Efficient Video Classification Using Fewer Frames

Recently, there has been a lot of interest in building compact models for video classification which have a small memory footprint (<1 GB). While these models are compact, they typically operate by repeated application of a small weight matrix to all the frames in a video. For example, recurrent neural network based methods compute a hidden state for every frame of the video using a recurrent weight matrix. Similarly, cluster-and-aggregate based methods such as NetVLAD have a learnable clustering matrix which is used to assign soft-clusters to every frame in the video. Since these models look at every frame in the video, the number of floating point operations (FLOPs) is still large even though the memory footprint is small. In this work, we focus on building compute-efficient video classification models which process fewer frames and hence have less number of FLOPs. Similar to memory efficient models, we use the idea of distillation albeit in a different setting. Specifically, in our case, a compute-heavy teacher which looks at all the frames in the video is used to train a compute-efficient student which looks at only a small fraction of frames in the video.
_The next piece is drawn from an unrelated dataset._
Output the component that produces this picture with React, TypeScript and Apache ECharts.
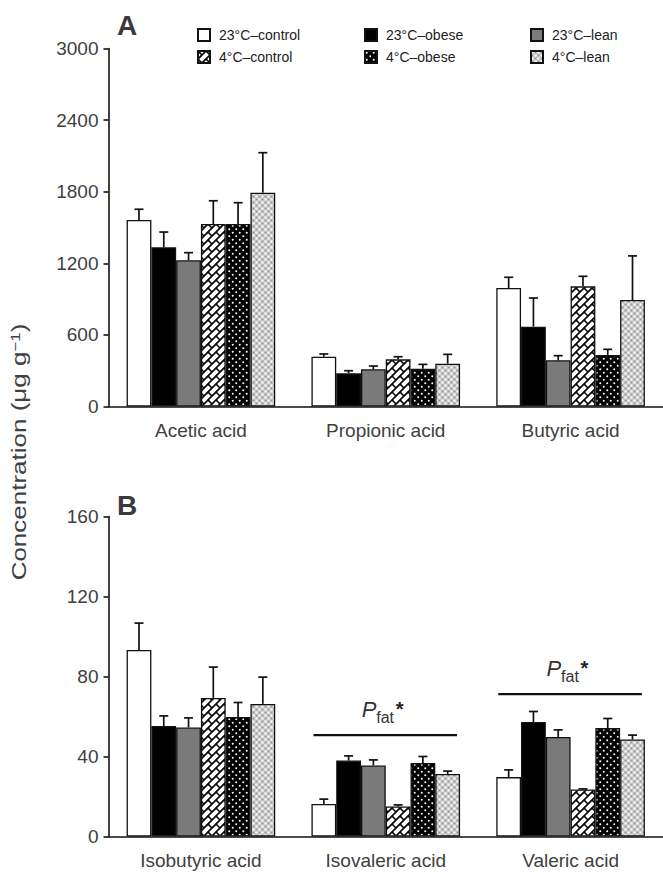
import React, { useEffect, useRef } from 'react';
import * as echarts from 'echarts';

const categoriesA = ['Acetic acid', 'Propionic acid', 'Butyric acid'];
const categoriesB = ['Isobutyric acid', 'Isovaleric acid', 'Valeric acid'];
const seriesNames = ['23°C–control', '23°C–obese', '23°C–lean', '4°C–control', '4°C–obese', '4°C–lean'];

const ticksA = { min: 0, max: 3000, interval: 600 };
const ticksB = { min: 0, max: 160, interval: 40 };

// Panel A means (per group, across categoriesA)
const meanA_23control = [1563, 417, 993];
const meanA_23obese = [1334, 278, 669];
const meanA_23lean = [1225, 312, 387];
const meanA_4control = [1529, 395, 1007];
const meanA_4obese = [1529, 317, 432];
const meanA_4lean = [1792, 359, 892];
// Panel A errors
const errA_23control = [90, 23, 90];
const errA_23obese = [128, 22, 240];
const errA_23lean = [64, 27, 39];
const errA_4control = [195, 22, 84];
const errA_4obese = [179, 36, 47];
const errA_4lean = [335, 78, 370];

// Panel B means
const meanB_23control = [93.3, 16.3, 29.7];
const meanB_23obese = [55.2, 38, 57.2];
const meanB_23lean = [54.5, 35.5, 49.8];
const meanB_4control = [69.3, 15, 23.5];
const meanB_4obese = [59.8, 36.7, 54.2];
const meanB_4lean = [66.3, 31.3, 48.5];
// Panel B errors
const errB_23control = [13.4, 2.4, 3.6];
const errB_23obese = [5.1, 2.3, 5.3];
const errB_23lean = [4.8, 2.8, 3.5];
const errB_4control = [15.4, 0.8, 0.3];
const errB_4obese = [7.2, 3.3, 4.8];
const errB_4lean = [13.4, 1.4, 2.2];

// Significance bars in panel B
const sigCategories = [1, 2];
const sigLevels = [50.7, 71.2];

const meansA = [meanA_23control, meanA_23obese, meanA_23lean, meanA_4control, meanA_4obese, meanA_4lean];
const errsA = [errA_23control, errA_23obese, errA_23lean, errA_4control, errA_4obese, errA_4lean];
const meansB = [meanB_23control, meanB_23obese, meanB_23lean, meanB_4control, meanB_4obese, meanB_4lean];
const errsB = [errB_23control, errB_23obese, errB_23lean, errB_4control, errB_4obese, errB_4lean];

const GAP = 0.196;
const FONT = '"Liberation Sans", Arial, Helvetica, sans-serif';
const TXT = '#404040';

function makeCanvas(size: number) {
  const c = document.createElement('canvas');
  c.width = size;
  c.height = size;
  return c;
}

function hatchPattern() {
  const s = 16;
  const h = 8;
  const c = makeCanvas(s);
  const g = c.getContext('2d')!;
  g.fillStyle = '#fff';
  g.fillRect(0, 0, s, s);
  g.strokeStyle = '#000';
  g.lineWidth = 1.6;
  for (let k = -64; k <= 80; k += h) {
    g.beginPath();
    g.moveTo(k + 32, -32);
    g.lineTo(k - 32, 32);
    g.stroke();
  }
  for (let j = -10; j <= 14; j++) {
    const s0 = h * j;
    for (let m = -10; m <= 10; m++) {
      const d = h * j + 2 * h * m;
      g.beginPath();
      g.moveTo((s0 + d) / 2, (s0 - d) / 2);
      g.lineTo((s0 + h + d) / 2, (s0 + h - d) / 2);
      g.stroke();
    }
  }
  return { image: c, repeat: 'repeat', imageWidth: s, imageHeight: s };
}

function dotsPattern() {
  const s = 7;
  const c = makeCanvas(s);
  const g = c.getContext('2d')!;
  g.fillStyle = '#000';
  g.fillRect(0, 0, s, s);
  g.fillStyle = '#fff';
  [[1.75, 1.75], [5.25, 5.25]].forEach(([x, y]) => {
    g.beginPath();
    g.arc(x, y, 1.0, 0, Math.PI * 2);
    g.fill();
  });
  return { image: c, repeat: 'repeat', imageWidth: s, imageHeight: s };
}

function leanPattern() {
  const s = 6;
  const c = makeCanvas(s);
  const g = c.getContext('2d')!;
  g.fillStyle = '#c4c4c4';
  g.fillRect(0, 0, s, s);
  g.fillStyle = '#f6f6f6';
  [[1.5, 1.5], [4.5, 4.5]].forEach(([x, y]) => {
    g.beginPath();
    g.arc(x, y, 1.2, 0, Math.PI * 2);
    g.fill();
  });
  g.fillStyle = '#8e8e8e';
  [[4.5, 1.5], [1.5, 4.5]].forEach(([x, y]) => {
    g.beginPath();
    g.arc(x, y, 0.8, 0, Math.PI * 2);
    g.fill();
  });
  return { image: c, repeat: 'repeat', imageWidth: s, imageHeight: s };
}

export default function App() {
  const ref = useRef<HTMLDivElement>(null);
  useEffect(() => {
    if (!ref.current) return;
    const chart = echarts.init(ref.current, undefined, { renderer: 'svg' });
    const fills: any[] = ['#ffffff', '#000000', '#7a7a7a', hatchPattern(), dotsPattern(), leanPattern()];

    const yAxisCommon = {
      type: 'value',
      splitLine: { show: false },
      axisLine: { show: true, lineStyle: { color: '#111', width: 1.6 } },
      axisTick: { show: true, length: 5, lineStyle: { color: '#111', width: 1.6 } },
      axisLabel: { color: TXT, fontSize: 19, fontFamily: FONT, margin: 10, formatter: (v: number) => String(v) },
    };
    const xAxisCommon = {
      type: 'category',
      axisLine: { show: true, lineStyle: { color: '#111', width: 1.6 } },
      axisTick: { show: false },
      axisLabel: { color: TXT, fontSize: 19, fontFamily: FONT, margin: 14 },
    };

    const barSeries: any[] = [];
    [meansA, meansB].forEach((means, p) => {
      means.forEach((vals, i) => {
        barSeries.push({
          type: 'bar',
          name: seriesNames[i],
          xAxisIndex: p,
          yAxisIndex: p,
          data: vals,
          barGap: '0%',
          barCategoryGap: (GAP * 100).toFixed(1) + '%',
          itemStyle: { color: fills[i], borderColor: '#111', borderWidth: 1.3 },
          silent: true,
        });
      });
    });

    const errSeries = [meansA, meansB].map((means, p) => {
      const errs = p === 0 ? errsA : errsB;
      const data: number[][] = [];
      means.forEach((vals, i) => vals.forEach((v, c) => data.push([c, i, v, errs[i][c]])));
      return {
        type: 'custom',
        xAxisIndex: p,
        yAxisIndex: p,
        data,
        encode: { x: 0, y: 2 },
        silent: true,
        z: 5,
        renderItem: (params: any, api: any) => {
          const c = api.value(0);
          const i = api.value(1);
          const m = api.value(2);
          const e = api.value(3);
          const band = api.size([1, 0])[0];
          const bw = (band * (1 - GAP)) / 6;
          const base = api.coord([c, m]);
          const top = api.coord([c, m + e]);
          const x = base[0] + (i - 2.5) * bw;
          const st = { stroke: '#111', lineWidth: 1.7 };
          return {
            type: 'group',
            children: [
              { type: 'line', shape: { x1: x, y1: base[1], x2: x, y2: top[1] }, style: st },
              { type: 'line', shape: { x1: x - 4.5, y1: top[1], x2: x + 4.5, y2: top[1] }, style: st },
            ],
          };
        },
      };
    });

    const sigSeries = {
      type: 'custom',
      xAxisIndex: 1,
      yAxisIndex: 1,
      data: sigCategories.map((c, k) => [c, sigLevels[k]]),
      encode: { x: 0, y: 1 },
      silent: true,
      z: 6,
      renderItem: (params: any, api: any) => {
        const c = api.value(0);
        const lv = api.value(1);
        const band = api.size([1, 0])[0];
        const gw = band * (1 - GAP);
        const p = api.coord([c, lv]);
        return {
          type: 'group',
          children: [
            {
              type: 'line',
              shape: { x1: p[0] - gw / 2 + 2, y1: p[1], x2: p[0] + gw / 2 - 3, y2: p[1] },
              style: { stroke: '#111', lineWidth: 2.4 },
            },
            {
              type: 'text',
              x: p[0] - 24,
              y: p[1] - 26,
              style: { text: 'P', fontSize: 22, fontStyle: 'italic', fontFamily: FONT, fill: '#333', verticalAlign: 'middle', align: 'left' },
            },
            {
              type: 'text',
              x: p[0] - 9.5,
              y: p[1] - 18,
              style: { text: 'fat', fontSize: 16, fontFamily: FONT, fill: '#333', verticalAlign: 'middle', align: 'left' },
            },
            {
              type: 'text',
              x: p[0] + 10,
              y: p[1] - 26,
              style: { text: '*', fontSize: 20, fontFamily: FONT, fontWeight: 'bold', fill: '#222', verticalAlign: 'middle', align: 'left' },
            },
          ],
        };
      },
    };

    const legendCol = (names: string[], left: number) => ({
      show: true,
      orient: 'vertical',
      left,
      top: 28,
      padding: 0,
      itemGap: 8,
      itemWidth: 12,
      itemHeight: 12,
      icon: 'rect',
      selectedMode: false,
      data: names,
      textStyle: { fontSize: 14, fontFamily: FONT, color: '#222', padding: [0, 0, 0, 4] },
    });

    chart.setOption({
      animation: false,
      backgroundColor: '#ffffff',
      textStyle: { fontFamily: FONT },
      legend: [
        legendCol([seriesNames[0], seriesNames[3]], 197),
        legendCol([seriesNames[1], seriesNames[4]], 364),
        legendCol([seriesNames[2], seriesNames[5]], 530),
      ],
      grid: [
        { left: 108.5, right: -5, top: 48.5, height: 358 },
        { left: 108.5, right: -5, top: 516.5, height: 320 },
      ],
      xAxis: [
        { ...xAxisCommon, gridIndex: 0, data: categoriesA },
        { ...xAxisCommon, gridIndex: 1, data: categoriesB },
      ],
      yAxis: [
        { ...yAxisCommon, gridIndex: 0, ...ticksA },
        { ...yAxisCommon, gridIndex: 1, ...ticksB },
      ],
      graphic: [
        { type: 'text', left: 117, top: 11, style: { text: 'A', fontSize: 28, fontWeight: 'bold', fontFamily: FONT, fill: '#3a3a3a' } },
        { type: 'text', left: 117, top: 491, style: { text: 'B', fontSize: 28, fontWeight: 'bold', fontFamily: FONT, fill: '#3a3a3a' } },
        {
          type: 'text',
          x: 19,
          y: 452,
          rotation: Math.PI / 2,
          scaleX: 1.3,
          style: {
            text: '{a|Concentration (μg g}{b|−1}{a|)}',
            align: 'center',
            verticalAlign: 'middle',
            rich: {
              a: { fontSize: 20, fontFamily: FONT, fill: TXT, color: TXT },
              b: { fontSize: 13, fontFamily: FONT, fill: TXT, color: TXT, verticalAlign: 'top' },
            },
          },
        },
      ],
      series: [...barSeries, ...errSeries, sigSeries],
    });
    return () => chart.dispose();
  }, []);
  return <div ref={ref} style={{ position: 'absolute', left: 0, top: 0, width: 663, height: 876 }} />;
}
This is in contrast to a typical memory efficient Teacher-Student setting, wherein both the teacher and the student look at all the frames in the video but the student has fewer parameters. Our work thus complements the research on memory efficient video classification. We do an extensive evaluation with three types of models for video classification, viz., (i) recurrent models (ii) cluster-and-aggregate models and (iii) memory-efficient cluster-and-aggregate models and show that in each of these cases, a see-it-all teacher can be used to train a compute efficient see-very-little student. Overall, we show that the proposed student network can reduce the inference time by 30% and the number of FLOPs by approximately 90% with a negligent drop in the performance.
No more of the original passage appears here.